Still, many of the in-demand manufacturing skills involve much larger equipment such as CNC mills that might not be as easy to train in an online environment and a small electronic device. Fortunately, a trend in manufacturing design might provide a new twist on education. 

 

Trends in Manufacturing Design

Digital twins are typically a way to create a production line and run simulations to find any issues before investing the time and money to create it in the real world. Some software also uses feedback loops to update digital twins based on real-world data once an operation has started. These models are accurate enough to train workers or job seekers new skills on a simulated machine. 

A user could “walk” around machines, production lines, or whole factories in a digital training environment, seeing and hearing everything. This type of technology could serve as a way to train new employees too.

 

Digital twinning capabilities in a factory. Image courtesy of Siemens

 

However, recreating a factory already in operation without any digital twin might take a large investment. Here again, a manufacturing trend, AR and VR technology might provide a solution.    
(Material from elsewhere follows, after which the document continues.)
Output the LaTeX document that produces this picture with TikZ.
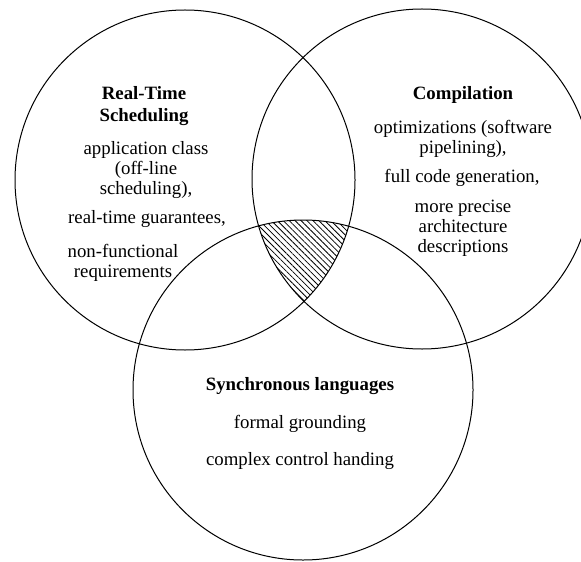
\documentclass[tikz,border=0pt]{standalone}
\usepackage{fontspec}
\setmainfont{Liberation Serif}
\usetikzlibrary{patterns.meta}
\begin{document}
\begin{tikzpicture}[x=0.5pt,y=-0.5pt,
  venn/.style={circle,draw,line width=0.5pt,inner sep=0pt,minimum size=170pt},
  txt/.style={align=center,inner sep=0pt,font=\fontsize{9.4}{10}\selectfont},
  ttl/.style={txt,font=\fontsize{9.4}{11}\selectfont\bfseries}]
\useasboundingbox (0,0) rectangle (581,561);

% circle centres
\coordinate (lc) at (185,180);
\coordinate (rc) at (422,179);
\coordinate (bc) at (303,390);

% common region of the three sets
\begin{scope}
  \clip (lc) circle[radius=85pt];
  \clip (rc) circle[radius=85pt];
  \path[pattern={Lines[angle=-45,distance=2.1pt,line width=0.4pt]}] (bc) circle[radius=85pt];
\end{scope}

\node[venn] (rts) at (lc) {};
\node[venn] (cmp) at (rc) {};
\node[venn] (syn) at (bc) {};

% Real-Time Scheduling
\node[ttl] (rtsT) at (144,106) {Real-Time\\Scheduling};
\node[txt] (rts1) at (146,170) {application class\\(off-line\\scheduling),};
\node[txt] (rts2) at (147,219) {real-time guarantees,};
\node[txt] (rts3) at (123,263) {non-functional\\requirements};

% Compilation
\node[ttl] (cmpT) at (463,95) {Compilation};
\node[txt] (cmp1) at (463,139) {optimizations (software\\pipelining),};
\node[txt] (cmp2) at (462,178) {full code generation,};
\node[txt] (cmp3) at (463,228) {more precise\\architecture\\descriptions};

% Synchronous languages
\node[ttl] (synT) at (300,386) {Synchronous languages};
\node[txt] (syn1) at (300,424) {formal grounding};
\node[txt] (syn2) at (300,461) {complex control handing};
\end{tikzpicture}
\end{document}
Weedoo, a company specializing in digital applications, scanned a factory in about three hours. Once a digital environment is made, switches, knobs, gauges, HMIs, and other devices are mapped and programmed into the environment. 

Users control themselves in the digital environment similar to a point of view video game character. For example, if a user heard the ambient noise change, they could “walk” to the pressure gauge on the machine, see it is surging, and select a switch to open a vent.

While simple, this exercise could take a user through abnormal situations that might not be possible or safe in a real factory. This technology can show users where everything is and what to do as problems occur. 

Professional developer boards, online learning, and realistic virtual training could add value to online learning while providing hands-on experience. It may take time to see how this new type of training will evolve. The future of manufacturing education must change if the industry will address the skills gap in a serious and sustainable way.